I didn't come lookin' for trouble

And I don't want to fight needlessly

But I'm not gonna hide in a bubble

If trouble comes for me

I can feel my heart beating faster

I can tell something's coming down

But if it's gonna make me grow stronger then...



Bring it on

Let the lightning flash, let the thunder roll, let the storm winds blow

Bring it on

Let the trouble come, let the hard rain fall, let it make me strong

Bring it on



Now, maybe you're thinkin' I'm crazy

And maybe I need to explain some things

`Cause I know I've got an enemy waiting

Who wants to bring me pain

But what he never seems to remember

What he means for evil God works for good

So I will not retreat or surrender



Now, I don't want to sound like some hero

`Cause it's God alone that my hope is in

But I'm not gonna run from the very things

That would drive me closer to Him

So bring it on



Bring it on

Let the lightning flash, let the thunder roll, let the storm winds blow

Bring it on

Let the trouble come, let it make me fall on the One who's strong

Bring it on

Let the lightning flash, let the thunder roll, let the storm winds blow

Bring it on

Let me be made weak so I'll know the strength of the One who's strong

Bring it on

Bring it on



If more of us were bent on being good instead of nice, there'd be a bit more of this track sung in living rooms, cars, offices, and church washrooms.
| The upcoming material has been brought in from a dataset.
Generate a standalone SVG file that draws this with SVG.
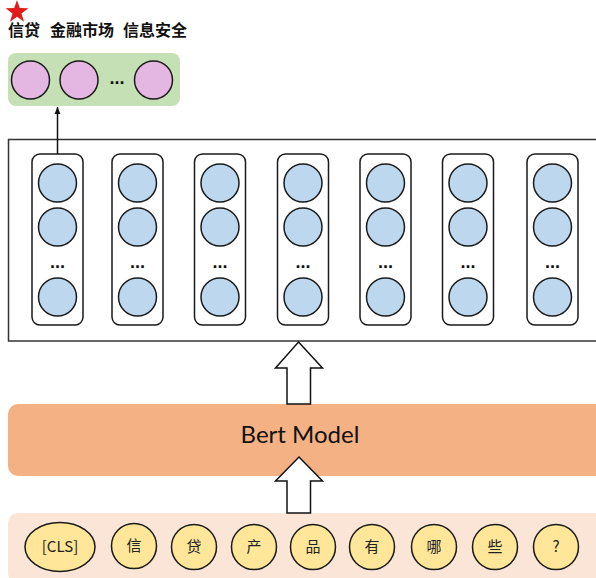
<svg xmlns="http://www.w3.org/2000/svg" width="596" height="578" viewBox="0 0 596 578">
<style>
.col{fill:#fff;stroke:#1a1a1a;stroke-width:1.5}
.hc{fill:#BDD7EE;stroke:#1a1a1a;stroke-width:1.5}
.oc{fill:#E3B7E1;stroke:#1a1a1a;stroke-width:1.5}
.tk{fill:#FFE699;stroke:#1a1a1a;stroke-width:1.5}
.dots{font-family:"Liberation Sans",Arial,sans-serif;font-weight:bold;font-size:18px;fill:#111;text-anchor:middle}
.tt{font-family:"Noto Sans CJK SC","Noto Sans",sans-serif;font-size:15px;fill:#222;text-anchor:middle}
.hollow{fill:#fff;stroke:#111;stroke-width:1.5;stroke-linejoin:miter}
</style>
<defs>
<marker id="ah" markerWidth="8" markerHeight="8" refX="7" refY="4" orient="auto" markerUnits="userSpaceOnUse">
<path d="M0,1 L7,4 L0,7 Z" fill="#111"/>
</marker>
<g id="colTpl">
<rect class="col" x="-25.5" y="154" width="51" height="171" rx="8"/>
<circle class="hc" cx="0" cy="183" r="19"/>
<circle class="hc" cx="0" cy="227" r="19"/>
<text class="dots" x="0" y="268">...</text>
<circle class="hc" cx="0" cy="297" r="19"/>
</g>
</defs>

<g id="title">
<polygon fill="#E01B1B" points="17,0 19.8,8.1 28.4,8.3 21.5,13.5 24,21.7 17,16.8 10,21.7 12.5,13.5 5.6,8.3 14.2,8.1"/>
<text font-family="Noto Sans CJK SC,sans-serif" font-weight="bold" font-size="16" fill="#111" y="36"><tspan x="8">信贷</tspan><tspan x="50">金融市场</tspan><tspan x="123">信息安全</tspan></text>
</g>

<g id="output">
<rect x="8" y="53" width="172" height="53" rx="8" fill="#C5E0B4"/>
<circle class="oc" cx="30.5" cy="80" r="19"/>
<circle class="oc" cx="79" cy="80" r="19"/>
<text class="dots" x="117" y="84">...</text>
<circle class="oc" cx="153.5" cy="80" r="19"/>
</g>

<g id="hidden-box">
<rect x="8.5" y="139.5" width="600" height="201.5" fill="#fff" stroke="#333" stroke-width="1.5"/>
</g>

<g id="columns">
<use href="#colTpl" x="57.5"/>
<use href="#colTpl" x="137.5"/>
<use href="#colTpl" x="220"/>
<use href="#colTpl" x="303"/>
<use href="#colTpl" x="385.5"/>
<use href="#colTpl" x="468"/>
<use href="#colTpl" x="552.5"/>
</g>

<g id="bert">
<rect x="8" y="404" width="600" height="72" rx="10" fill="#F4B183"/>
<text x="300" y="437" font-family="Lato,'Open Sans',sans-serif" font-size="24" fill="#111" text-anchor="middle" dominant-baseline="middle">Bert Model</text>
</g>

<g id="tokens">
<rect x="8" y="513" width="600" height="70" rx="10" fill="#FBE5D6"/>
<ellipse class="tk" cx="60" cy="547" rx="35" ry="24.5"/>
<text class="tt" x="60" y="552" font-family="Lato,sans-serif">[CLS]</text>
<circle class="tk" cx="134" cy="546" r="22.5"/><text class="tt" x="134" y="551">信</text>
<circle class="tk" cx="194" cy="547" r="22.5"/><text class="tt" x="194" y="552">贷</text>
<circle class="tk" cx="254" cy="547" r="22.5"/><text class="tt" x="254" y="552">产</text>
<circle class="tk" cx="313" cy="547" r="22.5"/><text class="tt" x="313" y="552">品</text>
<circle class="tk" cx="372" cy="547" r="22.5"/><text class="tt" x="372" y="552">有</text>
<circle class="tk" cx="434" cy="547" r="22.5"/><text class="tt" x="434" y="552">哪</text>
<circle class="tk" cx="495" cy="547" r="22.5"/><text class="tt" x="495" y="552">些</text>
<circle class="tk" cx="556" cy="547" r="22.5"/><text class="tt" x="556" y="552">?</text>
</g>

<g id="connectors">
<line x1="57.5" y1="154" x2="57.5" y2="107" stroke="#111" stroke-width="1.5" marker-end="url(#ah)"/>
<polygon class="hollow" points="298.5,342 322.5,368 310.5,368 310.5,404 287,404 287,368 275.5,368"/>
<polygon class="hollow" points="299,457 322.5,481 310.5,481 310.5,513 287,513 287,481 275.5,481"/>
</g>
</svg>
That alone would improve the world.



Steven Curtis Chapman has grown on this reviewer gradually and mostly through my sons' musical collections. Yet I find myself standing back in quiet awe before this offering in a way that is not so true of this musician's other superb collections collections. In DECLARATION, justice, mercy, worship, music kiss here. Well-balanced friends, each fires the passion and acuity of the other."